San Basilio (c.330-379)
monje y obispo de Cesarea de Capadocia, Doctor de la Iglesia
Homilía sobre la fe
El alma que ama a Dios nunca está satisfecha, pero hablar de Dios es una verdadera osadía: nuestras mentes están muy lejos de tan gran cosa. Cuanto más se avanza en el conocimiento de Dios, más se siente la propia impotencia. Así fue para Abraham, así fue también para Moisés: aunque pudieron ver a Dios -en la medida en que es humanamente posible-, ambos se hicieron los más pequeños. Abraham se refirió a sí mismo como «polvo y ceniza»; Moisés dijo de sí mismo que era torpe y lento en el habla (Gn 18, 27; Ex 4, 10). De hecho, estaba dando testimonio; la debilidad de su lengua dio voz a la grandeza de Aquel a quien captó su mente. Hablamos de Dios, no como es, sino en la medida en que podemos captarlo.
En cuanto a ti, si quieres decir o entender algo acerca de Dios, deja atrás tu naturaleza corporal, abandona tus sentidos corporales.

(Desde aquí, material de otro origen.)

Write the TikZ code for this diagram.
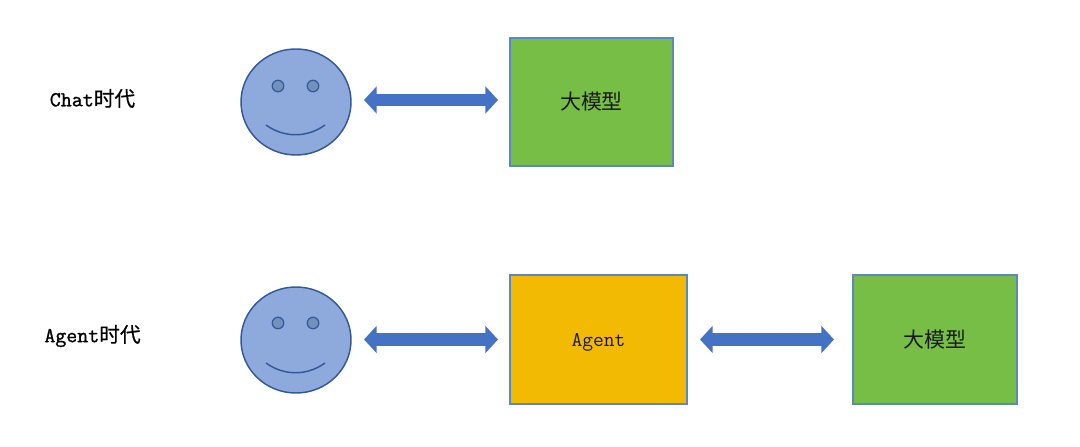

Eleva tu mente por encima de todas las cosas creadas y contempla la naturaleza divina: está ahí, inmutable, indivisible, inaccesible luz, gloria resplandeciente, bondad apetecible, belleza inimitable por la cual el alma está herida pero incapaz de expresarse dignamente en palabras.
Está el Padre, el Hijo y el Espíritu Santo. El Padre es el principio de todas las cosas, la causa del ser de todo lo que es, origen de los seres vivos. Él es aquel de quien brota la fuente de la Vida, de la Sabiduría, del Poder, la Imagen que se asemeja perfectamente al Dios invisible: el Hijo, engendrado del Padre, Verbo vivo, que es Dios y se vuelve hacia el Padre (1Cor 1, 24; Heb 1, 3; Jn 1, 1).
De este nombre 'Hijo' aprendemos que comparte la misma naturaleza: no es creado por un orden sino que resplandece incesantemente desde dentro de su propia sustancia, uno con el Padre desde toda la eternidad, igual a él en bondad, participando de su gloria. Y cuando nuestro intelecto se haya purificado de todas las pasiones terrenales y haya dejado de lado toda criatura sensible, como un pez que sube de las profundidades a la superficie, devuelto a la pureza de su creación, entonces verá al Espíritu Santo, donde se encuentran el Hijo y el Padre.
Este Espíritu, siendo de la misma esencia según su naturaleza, posee asimismo todo bien: bondad, rectitud, santidad, vida. Así como el arder pertenece al fuego y el resplandecer a la luz, así tampoco se le puede quitar al Espíritu Santo la tarea de santificar o dar vida que de bondad y rectitud.